──────── Listing

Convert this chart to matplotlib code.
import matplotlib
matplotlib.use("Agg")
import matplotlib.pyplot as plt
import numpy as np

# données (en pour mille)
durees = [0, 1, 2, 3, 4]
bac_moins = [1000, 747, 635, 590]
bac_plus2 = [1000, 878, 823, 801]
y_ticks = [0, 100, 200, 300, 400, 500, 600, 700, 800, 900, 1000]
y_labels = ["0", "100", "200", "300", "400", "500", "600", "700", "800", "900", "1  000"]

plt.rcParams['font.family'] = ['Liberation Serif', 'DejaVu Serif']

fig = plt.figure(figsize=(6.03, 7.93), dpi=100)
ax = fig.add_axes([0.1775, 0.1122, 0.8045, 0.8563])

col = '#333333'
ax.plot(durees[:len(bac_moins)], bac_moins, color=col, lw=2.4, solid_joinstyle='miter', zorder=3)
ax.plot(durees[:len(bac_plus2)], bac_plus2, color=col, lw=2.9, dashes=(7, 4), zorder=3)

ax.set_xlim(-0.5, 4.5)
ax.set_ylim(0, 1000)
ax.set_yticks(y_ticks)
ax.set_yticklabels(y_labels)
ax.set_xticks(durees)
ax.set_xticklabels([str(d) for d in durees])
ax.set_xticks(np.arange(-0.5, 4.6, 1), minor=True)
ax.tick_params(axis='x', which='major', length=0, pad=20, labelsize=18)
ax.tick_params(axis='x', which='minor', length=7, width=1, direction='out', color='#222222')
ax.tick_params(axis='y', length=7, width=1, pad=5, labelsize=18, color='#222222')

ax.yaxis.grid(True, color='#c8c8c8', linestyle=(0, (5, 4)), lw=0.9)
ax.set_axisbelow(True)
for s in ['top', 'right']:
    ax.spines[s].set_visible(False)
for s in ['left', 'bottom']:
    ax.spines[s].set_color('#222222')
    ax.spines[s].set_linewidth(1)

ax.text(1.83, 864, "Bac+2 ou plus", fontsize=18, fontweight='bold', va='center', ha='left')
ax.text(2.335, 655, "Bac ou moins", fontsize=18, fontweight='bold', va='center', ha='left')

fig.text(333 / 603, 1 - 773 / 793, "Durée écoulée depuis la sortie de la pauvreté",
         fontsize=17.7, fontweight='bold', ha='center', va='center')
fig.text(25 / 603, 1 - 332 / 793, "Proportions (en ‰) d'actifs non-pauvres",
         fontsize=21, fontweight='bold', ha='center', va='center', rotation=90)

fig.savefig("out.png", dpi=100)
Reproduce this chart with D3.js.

────────────────

**Stated problem**
Write out again, exactly, the lines from the start of the entries up to and including the one with "import numpy as np". Nothing else belongs in the reply.

**Answer**
Convert this chart to matplotlib code.
import matplotlib
matplotlib.use("Agg")
import matplotlib.pyplot as plt
import numpy as np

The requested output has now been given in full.